Sometimes I wonder if I am screwing up my kids or if they are screwing up me. A part of me has always thought that somehow my mother’s issues became my issues, and as hard as I try not to be like my mother…I’ve become my mother. Frankly, I think mothers are the reason therapists have jobs.
So, as I raise my daughters, I worry how much my issues and neuroses have affected them. Am I setting them up for years of therapy?
Therapy around our house is commonplace. For the last six years, one or all of us has seen a therapist on a fairly regular basis. Therapy has helped us diagnosis, understand, and cope with our children’s reactive attachment disorder.
It’s not just RAD that we are treating. RAD comes in many shapes and sizes, with varying degrees of severity.
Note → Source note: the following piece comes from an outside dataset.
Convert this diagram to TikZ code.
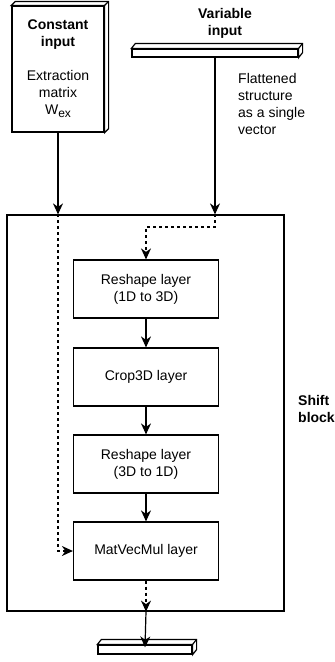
\documentclass[tikz,border=0pt]{standalone}
\usepackage{fontspec}
\setmainfont{Liberation Sans}
\usetikzlibrary{arrows.meta,positioning}
\begin{document}
\begin{tikzpicture}[x=1pt,y=-1pt,
  every node/.style={font=\fontsize{14}{17}\selectfont},
  layerbox/.style={draw,line width=1.2pt,minimum width=145pt,minimum height=58pt,inner sep=0pt,align=center},
  slab/.style={draw,line width=1.2pt,inner sep=0pt,fill=white},
  lbl/.style={align=center,inner sep=0pt},
  arr/.style={line width=1.2pt,-{Stealth[length=11pt,width=10pt,inset=3.5pt]}},
  darr/.style={arr,dash pattern=on 3pt off 3pt},
  face/.style={draw,line width=1.2pt,fill=white,line join=miter}]
\useasboundingbox (0,0) rectangle (335,662);

% Shift block
\node[draw,line width=1.2pt,minimum width=277pt,minimum height=396pt,inner sep=0pt] (shift) at (145.5,413) {};
\node[lbl,align=left,font=\bfseries\fontsize{14}{17}\selectfont,anchor=west] (shiftlbl) at (298,409) {Shift\\block};

% Constant input (3D box)
\node[slab,minimum width=92pt,minimum height=126pt] (cin) at (58,69) {};
\draw[face] (cin.north west) -- ++(4,-4) -- ([shift={(4,-4)}]cin.north east) -- ([shift={(4,-4)}]cin.south east) -- (cin.south east) -- (cin.north east) -- cycle;
\draw[line width=1.2pt] (cin.north east) -- ++(4,-4);
\node[lbl,font=\bfseries\fontsize{14}{17}\selectfont] (cintitle) at (58,35) {Constant\\input};
\node[lbl] (cintext) at (58,94) {Extraction\\matrix\\W{\fontsize{12}{12}\selectfont\raisebox{-3pt}{ex}}};

% Variable input (slab)
\node[lbl,font=\bfseries\fontsize{14}{17}\selectfont] (vintitle) at (225,23) {Variable\\input};
\node[slab,minimum width=166pt,minimum height=8pt] (vin) at (215,53) {};
\draw[face] (vin.north west) -- ++(4,-5) -- ([shift={(4,-5)}]vin.north east) -- ([shift={(4,-5)}]vin.south east) -- (vin.south east) -- (vin.north east) -- cycle;
\draw[line width=1.2pt] (vin.north east) -- ++(4,-5);
\node[lbl,align=left,anchor=north west] (vintext) at (238,73) {Flattened\\structure\\as a single\\vector};

% Layers
\node[layerbox] (r1) at (146,289) {Reshape layer\\(1D to 3D)};
\node[layerbox] (crop) at (146,377) {Crop3D layer};
\node[layerbox] (r2) at (146,464) {Reshape layer\\(3D to 1D)};
\node[layerbox] (mvm) at (146,551) {MatVecMul layer};

% Output slab
\node[slab,minimum width=94pt,minimum height=9pt] (out) at (145,649.5) {};
\draw[face] (out.north west) -- ++(4,-5) -- ([shift={(4,-5)}]out.north east) -- ([shift={(4,-5)}]out.south east) -- (out.south east) -- (out.north east) -- cycle;
\draw[line width=1.2pt] (out.north east) -- ++(4,-5);

% Coordinates on the block border
\coordinate (cin-in) at (cin.south |- shift.north);
\coordinate (vin-in) at (vin.south |- shift.north);
\coordinate (vin-bend) at (215,227);
\coordinate (out-in) at (mvm.south |- shift.south);

% Connectors
\draw[arr] (cin.south) -- (cin-in);
\draw[arr] (vin.south) -- (vin-in);
\draw[darr] (cin-in) |- (mvm.west);
\draw[darr] (vin-in) -- (vin-bend) -| (r1.north);
\draw[arr] (r1) -- (crop);
\draw[arr] (crop) -- (r2);
\draw[arr] (r2) -- (mvm);
\draw[darr] (mvm.south) -- (out-in);
\draw[arr] (out-in) -- ([yshift=-3pt]out.north);
\end{tikzpicture}
\end{document}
Both my daughters are on the mild end of RAD, but their issues are night and day different from each other. Elle reacts to life with no emotion and Bunny emotionally overreacts to life.
Caught in between these two very different RAD forces, is me. I suffer from Post Traumatic Stress Disorder (PTSD.) PTSD is an anxiety disorder that can develop after exposure to any event that results in psychological trauma, and many RAD parents suffer from PTSD in one form or another.
Symptoms of PTSD can vary widely, but the symptoms that plague me are hopelessness, difficulty sleeping, irritability, anger, hyper vigilance, exaggerated startle response, fatigue, depression, disconnection to others, and an increase in stress on significant relationships.
My daughters’ RAD isn’t the cause of my PTSD, although it could be. Its roots can be traced back to a diagnosis of breast cancer and the sudden death of my first husband in a plane crash. For the last fifteen years, I have lived life shrouded in PTSD.
When I adopted Elle and feelings of hopelessness and loss of control wouldn’t go away, I thought it was just an adjustment to being a new mother. Then Bunny came and I still didn’t feel happy and motherhood wasn’t turning out to be much fun.
As the years passed, the symptoms worsened, coinciding with the diagnosis of my daughters’ RAD. But, there is a light at the end of the tunnel. Through therapy I’ve learned that I have never processed the grief of my breast cancer, and I’ve never processed the grief of losing my first husband. I am stuck. I’ve glossed over these very traumatic events in my life and slapped on a smile.
In order for my daughters to heal, I must be healed, and that’s OK. I would like to look at life with joy and happiness, taking pride in knowing that I’m not screwing them up…I am making them better.